>>>

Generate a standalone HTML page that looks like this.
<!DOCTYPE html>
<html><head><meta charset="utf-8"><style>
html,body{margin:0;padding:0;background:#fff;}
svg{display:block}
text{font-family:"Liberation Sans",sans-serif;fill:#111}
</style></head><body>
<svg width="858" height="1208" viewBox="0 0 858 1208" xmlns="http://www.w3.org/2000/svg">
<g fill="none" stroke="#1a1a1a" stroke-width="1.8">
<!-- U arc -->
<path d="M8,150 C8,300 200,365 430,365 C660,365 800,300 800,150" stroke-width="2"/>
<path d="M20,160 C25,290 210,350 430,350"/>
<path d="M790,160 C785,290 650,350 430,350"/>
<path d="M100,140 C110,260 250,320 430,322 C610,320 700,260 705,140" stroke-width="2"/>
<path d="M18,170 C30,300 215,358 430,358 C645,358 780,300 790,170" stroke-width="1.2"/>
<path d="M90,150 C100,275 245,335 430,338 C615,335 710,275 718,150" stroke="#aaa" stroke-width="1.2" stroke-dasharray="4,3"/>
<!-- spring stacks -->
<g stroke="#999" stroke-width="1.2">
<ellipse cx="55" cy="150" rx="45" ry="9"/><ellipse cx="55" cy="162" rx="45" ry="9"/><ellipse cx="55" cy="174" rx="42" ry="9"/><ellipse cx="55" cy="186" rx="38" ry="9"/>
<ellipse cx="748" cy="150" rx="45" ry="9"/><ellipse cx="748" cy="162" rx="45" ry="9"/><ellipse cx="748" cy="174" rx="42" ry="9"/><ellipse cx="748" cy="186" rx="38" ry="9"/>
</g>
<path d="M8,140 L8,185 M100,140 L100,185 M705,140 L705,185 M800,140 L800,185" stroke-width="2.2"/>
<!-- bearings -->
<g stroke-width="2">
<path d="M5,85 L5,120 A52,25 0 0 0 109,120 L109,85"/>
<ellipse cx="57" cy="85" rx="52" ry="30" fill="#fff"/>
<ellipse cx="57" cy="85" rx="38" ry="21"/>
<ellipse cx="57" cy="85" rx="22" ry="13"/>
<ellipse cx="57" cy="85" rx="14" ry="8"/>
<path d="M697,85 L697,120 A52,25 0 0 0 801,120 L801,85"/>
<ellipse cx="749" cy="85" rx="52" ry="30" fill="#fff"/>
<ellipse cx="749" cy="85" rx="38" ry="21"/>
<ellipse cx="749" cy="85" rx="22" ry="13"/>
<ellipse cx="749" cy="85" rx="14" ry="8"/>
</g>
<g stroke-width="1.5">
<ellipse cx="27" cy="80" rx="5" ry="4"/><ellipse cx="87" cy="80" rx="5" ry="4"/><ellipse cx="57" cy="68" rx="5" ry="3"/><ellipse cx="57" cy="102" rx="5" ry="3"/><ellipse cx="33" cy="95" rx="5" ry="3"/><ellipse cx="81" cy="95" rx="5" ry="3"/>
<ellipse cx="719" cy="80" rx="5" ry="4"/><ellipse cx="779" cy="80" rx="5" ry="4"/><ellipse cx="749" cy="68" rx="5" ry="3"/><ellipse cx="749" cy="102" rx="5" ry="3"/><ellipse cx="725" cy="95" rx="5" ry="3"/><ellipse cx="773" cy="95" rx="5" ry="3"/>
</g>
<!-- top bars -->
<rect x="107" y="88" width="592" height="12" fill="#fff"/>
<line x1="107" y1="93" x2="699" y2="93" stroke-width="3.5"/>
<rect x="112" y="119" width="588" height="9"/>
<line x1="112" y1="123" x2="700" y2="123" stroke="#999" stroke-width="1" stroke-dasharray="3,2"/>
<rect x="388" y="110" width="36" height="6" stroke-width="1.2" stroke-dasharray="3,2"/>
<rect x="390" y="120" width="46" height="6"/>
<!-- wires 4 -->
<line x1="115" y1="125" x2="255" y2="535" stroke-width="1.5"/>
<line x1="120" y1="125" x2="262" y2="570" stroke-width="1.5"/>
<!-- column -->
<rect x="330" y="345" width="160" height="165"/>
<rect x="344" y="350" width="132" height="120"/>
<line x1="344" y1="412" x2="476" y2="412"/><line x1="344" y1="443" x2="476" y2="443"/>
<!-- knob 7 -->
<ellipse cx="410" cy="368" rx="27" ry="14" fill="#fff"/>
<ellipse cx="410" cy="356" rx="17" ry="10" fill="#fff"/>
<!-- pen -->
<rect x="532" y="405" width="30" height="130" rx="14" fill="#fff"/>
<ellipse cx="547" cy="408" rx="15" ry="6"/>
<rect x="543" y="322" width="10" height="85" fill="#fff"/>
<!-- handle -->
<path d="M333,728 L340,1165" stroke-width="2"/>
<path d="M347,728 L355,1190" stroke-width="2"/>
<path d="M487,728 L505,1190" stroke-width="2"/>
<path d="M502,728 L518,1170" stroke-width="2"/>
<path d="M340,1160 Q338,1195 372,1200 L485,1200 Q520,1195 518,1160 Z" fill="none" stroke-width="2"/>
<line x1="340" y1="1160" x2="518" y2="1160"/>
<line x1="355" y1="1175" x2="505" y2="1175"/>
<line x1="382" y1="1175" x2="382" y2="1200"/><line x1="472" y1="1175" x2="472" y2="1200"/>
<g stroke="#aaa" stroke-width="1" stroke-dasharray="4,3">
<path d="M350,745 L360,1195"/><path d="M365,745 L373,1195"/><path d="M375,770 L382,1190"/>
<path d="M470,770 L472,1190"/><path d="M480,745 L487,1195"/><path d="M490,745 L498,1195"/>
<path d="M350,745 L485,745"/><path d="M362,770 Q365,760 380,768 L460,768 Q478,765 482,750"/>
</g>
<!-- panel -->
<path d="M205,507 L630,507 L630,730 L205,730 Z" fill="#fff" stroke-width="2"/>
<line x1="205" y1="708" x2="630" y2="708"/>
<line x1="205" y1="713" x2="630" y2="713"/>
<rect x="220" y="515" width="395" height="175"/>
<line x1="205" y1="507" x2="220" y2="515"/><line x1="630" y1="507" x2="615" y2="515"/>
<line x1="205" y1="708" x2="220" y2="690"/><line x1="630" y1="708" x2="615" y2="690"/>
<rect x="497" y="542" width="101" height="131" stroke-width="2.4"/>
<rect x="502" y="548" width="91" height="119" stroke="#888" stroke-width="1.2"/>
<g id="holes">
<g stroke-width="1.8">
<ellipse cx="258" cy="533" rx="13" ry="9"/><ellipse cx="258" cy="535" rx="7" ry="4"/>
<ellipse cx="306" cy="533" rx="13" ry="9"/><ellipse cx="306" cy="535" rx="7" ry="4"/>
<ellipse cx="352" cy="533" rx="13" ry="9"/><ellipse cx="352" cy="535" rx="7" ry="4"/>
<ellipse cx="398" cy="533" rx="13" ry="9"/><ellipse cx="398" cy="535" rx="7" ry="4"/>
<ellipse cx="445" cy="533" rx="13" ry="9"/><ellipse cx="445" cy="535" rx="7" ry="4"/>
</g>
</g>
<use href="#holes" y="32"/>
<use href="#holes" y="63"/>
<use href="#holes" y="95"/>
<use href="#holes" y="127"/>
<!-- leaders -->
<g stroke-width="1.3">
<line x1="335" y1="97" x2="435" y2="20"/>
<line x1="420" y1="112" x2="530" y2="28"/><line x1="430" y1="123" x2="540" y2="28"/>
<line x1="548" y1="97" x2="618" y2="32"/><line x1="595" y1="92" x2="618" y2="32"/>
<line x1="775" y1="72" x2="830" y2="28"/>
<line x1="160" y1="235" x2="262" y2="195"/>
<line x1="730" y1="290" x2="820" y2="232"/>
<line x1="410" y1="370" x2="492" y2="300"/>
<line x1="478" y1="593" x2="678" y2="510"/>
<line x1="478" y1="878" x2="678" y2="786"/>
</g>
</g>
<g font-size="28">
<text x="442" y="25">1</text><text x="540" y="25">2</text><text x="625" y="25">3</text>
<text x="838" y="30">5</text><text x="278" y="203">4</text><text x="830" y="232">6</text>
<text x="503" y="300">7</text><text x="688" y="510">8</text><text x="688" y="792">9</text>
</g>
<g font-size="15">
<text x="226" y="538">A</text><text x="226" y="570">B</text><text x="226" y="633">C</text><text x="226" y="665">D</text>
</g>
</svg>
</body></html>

<<<
>>>

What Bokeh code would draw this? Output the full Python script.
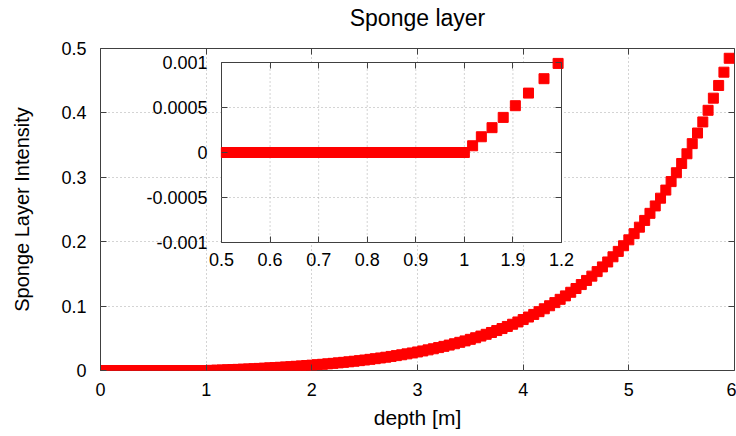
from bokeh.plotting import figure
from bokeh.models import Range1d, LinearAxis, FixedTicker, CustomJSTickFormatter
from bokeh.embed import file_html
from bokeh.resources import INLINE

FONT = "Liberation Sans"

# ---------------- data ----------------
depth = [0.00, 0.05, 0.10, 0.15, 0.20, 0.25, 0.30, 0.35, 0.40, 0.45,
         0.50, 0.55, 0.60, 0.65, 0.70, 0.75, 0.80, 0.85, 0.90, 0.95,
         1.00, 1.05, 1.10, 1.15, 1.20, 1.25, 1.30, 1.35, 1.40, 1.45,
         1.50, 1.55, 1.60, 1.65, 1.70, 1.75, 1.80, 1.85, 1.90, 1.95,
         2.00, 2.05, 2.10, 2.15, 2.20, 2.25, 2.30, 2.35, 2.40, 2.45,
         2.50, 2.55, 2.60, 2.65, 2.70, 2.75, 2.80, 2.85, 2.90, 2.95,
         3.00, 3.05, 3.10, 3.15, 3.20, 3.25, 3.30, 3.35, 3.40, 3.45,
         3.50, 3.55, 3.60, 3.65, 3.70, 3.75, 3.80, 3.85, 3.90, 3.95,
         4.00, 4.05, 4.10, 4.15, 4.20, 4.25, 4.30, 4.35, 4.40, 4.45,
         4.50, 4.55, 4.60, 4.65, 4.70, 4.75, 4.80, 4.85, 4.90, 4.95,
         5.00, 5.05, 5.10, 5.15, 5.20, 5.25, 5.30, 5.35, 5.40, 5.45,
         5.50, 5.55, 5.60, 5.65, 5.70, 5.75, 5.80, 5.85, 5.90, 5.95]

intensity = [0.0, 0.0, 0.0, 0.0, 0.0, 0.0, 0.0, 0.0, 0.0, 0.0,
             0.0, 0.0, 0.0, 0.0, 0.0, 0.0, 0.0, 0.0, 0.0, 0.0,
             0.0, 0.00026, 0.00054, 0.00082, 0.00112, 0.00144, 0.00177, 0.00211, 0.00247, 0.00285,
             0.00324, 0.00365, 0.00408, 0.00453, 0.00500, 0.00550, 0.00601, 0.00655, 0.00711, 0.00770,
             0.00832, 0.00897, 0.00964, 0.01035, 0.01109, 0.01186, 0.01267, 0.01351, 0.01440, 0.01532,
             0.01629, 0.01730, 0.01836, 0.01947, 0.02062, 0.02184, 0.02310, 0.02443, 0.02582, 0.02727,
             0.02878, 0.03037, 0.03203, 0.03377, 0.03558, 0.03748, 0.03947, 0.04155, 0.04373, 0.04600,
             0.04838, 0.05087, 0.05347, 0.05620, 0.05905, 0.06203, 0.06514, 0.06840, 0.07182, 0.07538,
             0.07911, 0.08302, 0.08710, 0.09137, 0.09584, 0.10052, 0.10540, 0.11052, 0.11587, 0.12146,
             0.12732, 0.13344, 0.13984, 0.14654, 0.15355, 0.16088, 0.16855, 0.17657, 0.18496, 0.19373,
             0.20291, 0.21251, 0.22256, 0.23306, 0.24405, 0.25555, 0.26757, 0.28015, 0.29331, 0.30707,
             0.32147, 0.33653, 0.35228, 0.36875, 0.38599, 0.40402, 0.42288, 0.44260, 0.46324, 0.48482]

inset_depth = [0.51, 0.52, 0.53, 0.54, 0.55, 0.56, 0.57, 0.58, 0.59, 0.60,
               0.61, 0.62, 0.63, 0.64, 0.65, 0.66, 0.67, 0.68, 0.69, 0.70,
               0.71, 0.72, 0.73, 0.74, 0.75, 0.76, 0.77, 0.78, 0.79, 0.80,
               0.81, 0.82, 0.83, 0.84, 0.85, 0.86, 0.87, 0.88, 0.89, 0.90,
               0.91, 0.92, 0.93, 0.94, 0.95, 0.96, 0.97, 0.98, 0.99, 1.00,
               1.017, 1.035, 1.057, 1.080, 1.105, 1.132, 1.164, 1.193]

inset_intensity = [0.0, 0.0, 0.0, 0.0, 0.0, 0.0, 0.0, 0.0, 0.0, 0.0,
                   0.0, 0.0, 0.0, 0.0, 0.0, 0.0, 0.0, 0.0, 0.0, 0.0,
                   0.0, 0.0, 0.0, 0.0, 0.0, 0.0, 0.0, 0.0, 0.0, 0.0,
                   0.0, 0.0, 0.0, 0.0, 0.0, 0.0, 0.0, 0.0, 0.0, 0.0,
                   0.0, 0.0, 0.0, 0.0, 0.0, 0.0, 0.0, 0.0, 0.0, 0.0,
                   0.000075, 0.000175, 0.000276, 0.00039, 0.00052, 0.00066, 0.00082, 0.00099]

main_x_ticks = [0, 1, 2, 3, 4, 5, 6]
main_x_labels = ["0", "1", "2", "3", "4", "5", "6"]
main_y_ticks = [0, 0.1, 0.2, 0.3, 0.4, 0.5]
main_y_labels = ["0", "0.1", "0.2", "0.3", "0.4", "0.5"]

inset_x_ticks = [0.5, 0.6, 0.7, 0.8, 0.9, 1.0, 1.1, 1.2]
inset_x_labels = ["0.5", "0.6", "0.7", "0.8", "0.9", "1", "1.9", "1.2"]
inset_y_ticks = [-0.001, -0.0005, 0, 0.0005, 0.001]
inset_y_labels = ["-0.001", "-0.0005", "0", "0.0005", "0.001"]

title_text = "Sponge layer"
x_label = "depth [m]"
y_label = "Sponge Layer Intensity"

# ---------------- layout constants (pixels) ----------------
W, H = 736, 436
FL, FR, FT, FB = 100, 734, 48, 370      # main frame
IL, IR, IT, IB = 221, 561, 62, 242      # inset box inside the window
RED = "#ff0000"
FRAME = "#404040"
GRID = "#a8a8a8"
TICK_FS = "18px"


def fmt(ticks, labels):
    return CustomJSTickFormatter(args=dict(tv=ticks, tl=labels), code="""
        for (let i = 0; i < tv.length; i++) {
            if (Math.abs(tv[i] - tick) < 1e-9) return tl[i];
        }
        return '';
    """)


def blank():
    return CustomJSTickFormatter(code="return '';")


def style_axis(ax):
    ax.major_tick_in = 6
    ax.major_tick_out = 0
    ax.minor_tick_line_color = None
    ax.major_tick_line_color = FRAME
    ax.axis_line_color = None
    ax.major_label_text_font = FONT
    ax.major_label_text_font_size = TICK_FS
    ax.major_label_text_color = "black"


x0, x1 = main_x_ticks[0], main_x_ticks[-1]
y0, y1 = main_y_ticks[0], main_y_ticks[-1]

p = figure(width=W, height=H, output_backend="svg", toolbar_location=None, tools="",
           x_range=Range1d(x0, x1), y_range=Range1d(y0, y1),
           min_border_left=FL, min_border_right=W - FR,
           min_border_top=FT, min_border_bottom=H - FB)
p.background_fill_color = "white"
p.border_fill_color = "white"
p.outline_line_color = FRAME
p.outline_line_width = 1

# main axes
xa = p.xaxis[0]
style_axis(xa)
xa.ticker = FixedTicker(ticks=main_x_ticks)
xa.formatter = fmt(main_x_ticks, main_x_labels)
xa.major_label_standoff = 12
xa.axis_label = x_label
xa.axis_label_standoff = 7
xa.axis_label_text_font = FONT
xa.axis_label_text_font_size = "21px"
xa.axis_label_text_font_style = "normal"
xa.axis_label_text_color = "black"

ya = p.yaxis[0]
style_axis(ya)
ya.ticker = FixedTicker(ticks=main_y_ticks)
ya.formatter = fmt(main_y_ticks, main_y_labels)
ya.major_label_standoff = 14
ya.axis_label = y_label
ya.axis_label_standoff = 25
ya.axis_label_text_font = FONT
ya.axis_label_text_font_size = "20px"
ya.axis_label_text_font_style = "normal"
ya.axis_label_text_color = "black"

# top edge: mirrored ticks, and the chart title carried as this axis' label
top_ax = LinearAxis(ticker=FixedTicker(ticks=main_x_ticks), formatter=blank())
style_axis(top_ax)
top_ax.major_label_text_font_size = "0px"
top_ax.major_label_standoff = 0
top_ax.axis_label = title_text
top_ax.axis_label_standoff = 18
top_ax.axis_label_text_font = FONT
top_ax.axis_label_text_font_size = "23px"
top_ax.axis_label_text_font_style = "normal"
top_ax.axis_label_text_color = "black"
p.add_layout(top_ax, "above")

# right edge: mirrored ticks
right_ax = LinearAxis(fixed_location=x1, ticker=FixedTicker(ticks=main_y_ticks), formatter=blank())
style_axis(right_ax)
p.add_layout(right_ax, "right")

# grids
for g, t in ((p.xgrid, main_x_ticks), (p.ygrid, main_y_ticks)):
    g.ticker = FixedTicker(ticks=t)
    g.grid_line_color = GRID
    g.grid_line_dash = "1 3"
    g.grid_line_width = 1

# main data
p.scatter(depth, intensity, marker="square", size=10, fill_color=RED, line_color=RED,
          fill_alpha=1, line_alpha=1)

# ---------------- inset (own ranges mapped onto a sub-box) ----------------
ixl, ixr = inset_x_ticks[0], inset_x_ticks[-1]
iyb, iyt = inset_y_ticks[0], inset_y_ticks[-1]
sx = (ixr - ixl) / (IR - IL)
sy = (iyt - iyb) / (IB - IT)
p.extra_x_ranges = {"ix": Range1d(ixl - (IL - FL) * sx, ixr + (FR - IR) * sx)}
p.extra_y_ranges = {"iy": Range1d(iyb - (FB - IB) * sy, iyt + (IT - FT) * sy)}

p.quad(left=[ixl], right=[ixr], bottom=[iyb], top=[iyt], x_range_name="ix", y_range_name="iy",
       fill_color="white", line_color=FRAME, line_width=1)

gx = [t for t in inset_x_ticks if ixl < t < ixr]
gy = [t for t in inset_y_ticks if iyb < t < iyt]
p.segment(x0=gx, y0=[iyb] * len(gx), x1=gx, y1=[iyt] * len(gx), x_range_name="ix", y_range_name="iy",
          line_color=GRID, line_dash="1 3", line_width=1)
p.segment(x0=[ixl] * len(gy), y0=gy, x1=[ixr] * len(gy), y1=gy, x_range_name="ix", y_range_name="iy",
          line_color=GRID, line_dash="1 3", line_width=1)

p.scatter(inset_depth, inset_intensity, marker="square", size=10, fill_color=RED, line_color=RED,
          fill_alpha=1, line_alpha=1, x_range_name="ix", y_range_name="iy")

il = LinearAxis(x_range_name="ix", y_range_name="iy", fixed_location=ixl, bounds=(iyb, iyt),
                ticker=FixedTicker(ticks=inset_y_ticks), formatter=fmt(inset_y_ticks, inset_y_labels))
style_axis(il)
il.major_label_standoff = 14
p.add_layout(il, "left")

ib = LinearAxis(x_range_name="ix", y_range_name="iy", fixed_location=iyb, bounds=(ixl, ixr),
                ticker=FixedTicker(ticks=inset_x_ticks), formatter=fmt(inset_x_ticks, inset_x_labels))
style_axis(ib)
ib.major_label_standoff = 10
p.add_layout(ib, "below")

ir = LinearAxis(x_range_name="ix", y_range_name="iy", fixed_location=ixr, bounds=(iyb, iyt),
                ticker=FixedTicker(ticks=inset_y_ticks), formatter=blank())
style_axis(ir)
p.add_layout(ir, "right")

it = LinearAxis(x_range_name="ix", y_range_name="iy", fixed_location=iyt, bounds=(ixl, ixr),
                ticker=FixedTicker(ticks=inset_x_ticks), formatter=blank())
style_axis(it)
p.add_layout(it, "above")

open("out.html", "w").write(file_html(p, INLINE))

<<<
>>>

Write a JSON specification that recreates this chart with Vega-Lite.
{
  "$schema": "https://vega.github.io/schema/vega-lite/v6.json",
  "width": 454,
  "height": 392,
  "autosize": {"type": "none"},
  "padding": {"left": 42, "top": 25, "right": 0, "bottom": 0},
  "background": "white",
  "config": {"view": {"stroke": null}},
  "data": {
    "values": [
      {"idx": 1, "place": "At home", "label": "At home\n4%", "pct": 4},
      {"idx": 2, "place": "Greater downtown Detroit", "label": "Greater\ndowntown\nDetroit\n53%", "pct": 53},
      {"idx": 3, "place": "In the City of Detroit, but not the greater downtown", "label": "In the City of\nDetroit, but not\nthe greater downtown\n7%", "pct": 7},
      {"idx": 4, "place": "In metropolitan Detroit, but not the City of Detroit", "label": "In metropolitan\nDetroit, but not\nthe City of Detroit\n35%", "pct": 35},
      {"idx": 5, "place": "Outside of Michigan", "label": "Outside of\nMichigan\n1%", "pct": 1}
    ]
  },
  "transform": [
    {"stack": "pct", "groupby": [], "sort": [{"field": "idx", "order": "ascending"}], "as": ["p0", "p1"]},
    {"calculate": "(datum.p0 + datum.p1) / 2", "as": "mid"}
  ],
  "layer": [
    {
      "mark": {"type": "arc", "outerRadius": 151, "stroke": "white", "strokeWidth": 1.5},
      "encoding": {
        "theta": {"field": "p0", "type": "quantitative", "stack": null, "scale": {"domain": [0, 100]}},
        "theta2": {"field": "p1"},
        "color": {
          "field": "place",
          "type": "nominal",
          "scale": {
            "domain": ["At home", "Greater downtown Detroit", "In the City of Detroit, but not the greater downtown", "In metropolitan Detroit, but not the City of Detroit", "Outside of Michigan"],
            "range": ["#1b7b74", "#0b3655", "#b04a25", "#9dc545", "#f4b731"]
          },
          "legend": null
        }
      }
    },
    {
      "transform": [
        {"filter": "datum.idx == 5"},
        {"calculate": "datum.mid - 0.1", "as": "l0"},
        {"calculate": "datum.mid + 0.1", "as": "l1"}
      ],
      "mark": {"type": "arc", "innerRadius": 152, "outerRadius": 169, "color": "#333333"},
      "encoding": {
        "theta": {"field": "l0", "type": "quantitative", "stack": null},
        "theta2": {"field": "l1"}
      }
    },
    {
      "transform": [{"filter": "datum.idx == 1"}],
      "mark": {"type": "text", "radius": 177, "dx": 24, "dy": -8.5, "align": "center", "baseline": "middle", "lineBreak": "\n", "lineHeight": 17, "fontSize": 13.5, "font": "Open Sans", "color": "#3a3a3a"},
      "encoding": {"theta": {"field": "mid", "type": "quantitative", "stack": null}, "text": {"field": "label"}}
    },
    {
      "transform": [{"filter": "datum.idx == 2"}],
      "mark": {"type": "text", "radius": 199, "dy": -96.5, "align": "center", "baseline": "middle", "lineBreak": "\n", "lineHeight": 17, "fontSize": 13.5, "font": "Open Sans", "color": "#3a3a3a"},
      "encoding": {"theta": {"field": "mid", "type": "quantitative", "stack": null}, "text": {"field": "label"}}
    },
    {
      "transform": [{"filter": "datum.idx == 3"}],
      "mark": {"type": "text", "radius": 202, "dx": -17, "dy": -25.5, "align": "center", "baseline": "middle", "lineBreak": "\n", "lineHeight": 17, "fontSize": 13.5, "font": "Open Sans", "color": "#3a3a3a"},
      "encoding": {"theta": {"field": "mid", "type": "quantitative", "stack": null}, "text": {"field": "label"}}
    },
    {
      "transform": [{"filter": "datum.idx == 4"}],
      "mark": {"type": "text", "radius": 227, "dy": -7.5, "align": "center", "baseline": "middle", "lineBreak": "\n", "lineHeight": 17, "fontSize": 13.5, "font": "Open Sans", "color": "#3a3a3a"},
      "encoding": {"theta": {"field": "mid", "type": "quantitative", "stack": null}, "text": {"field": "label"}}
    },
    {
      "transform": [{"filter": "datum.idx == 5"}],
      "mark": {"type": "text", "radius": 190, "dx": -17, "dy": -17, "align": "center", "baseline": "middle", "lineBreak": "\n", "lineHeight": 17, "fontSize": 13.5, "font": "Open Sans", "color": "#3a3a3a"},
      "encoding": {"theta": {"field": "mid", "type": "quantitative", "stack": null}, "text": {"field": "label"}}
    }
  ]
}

<<<

Only the lines from "What Bokeh code" through "5.50, 5.55, 5.60, 5.65, 5.70, 5.75, 5.80, 5.85, 5.90, 5.95]" should appear in your output, copied exactly with both end lines, and with no pictures.

What Bokeh code would draw this? Output the full Python script.
from bokeh.plotting import figure
from bokeh.models import Range1d, LinearAxis, FixedTicker, CustomJSTickFormatter
from bokeh.embed import file_html
from bokeh.resources import INLINE

FONT = "Liberation Sans"

# ---------------- data ----------------
depth = [0.00, 0.05, 0.10, 0.15, 0.20, 0.25, 0.30, 0.35, 0.40, 0.45,
         0.50, 0.55, 0.60, 0.65, 0.70, 0.75, 0.80, 0.85, 0.90, 0.95,
         1.00, 1.05, 1.10, 1.15, 1.20, 1.25, 1.30, 1.35, 1.40, 1.45,
         1.50, 1.55, 1.60, 1.65, 1.70, 1.75, 1.80, 1.85, 1.90, 1.95,
         2.00, 2.05, 2.10, 2.15, 2.20, 2.25, 2.30, 2.35, 2.40, 2.45,
         2.50, 2.55, 2.60, 2.65, 2.70, 2.75, 2.80, 2.85, 2.90, 2.95,
         3.00, 3.05, 3.10, 3.15, 3.20, 3.25, 3.30, 3.35, 3.40, 3.45,
         3.50, 3.55, 3.60, 3.65, 3.70, 3.75, 3.80, 3.85, 3.90, 3.95,
         4.00, 4.05, 4.10, 4.15, 4.20, 4.25, 4.30, 4.35, 4.40, 4.45,
         4.50, 4.55, 4.60, 4.65, 4.70, 4.75, 4.80, 4.85, 4.90, 4.95,
         5.00, 5.05, 5.10, 5.15, 5.20, 5.25, 5.30, 5.35, 5.40, 5.45,
         5.50, 5.55, 5.60, 5.65, 5.70, 5.75, 5.80, 5.85, 5.90, 5.95]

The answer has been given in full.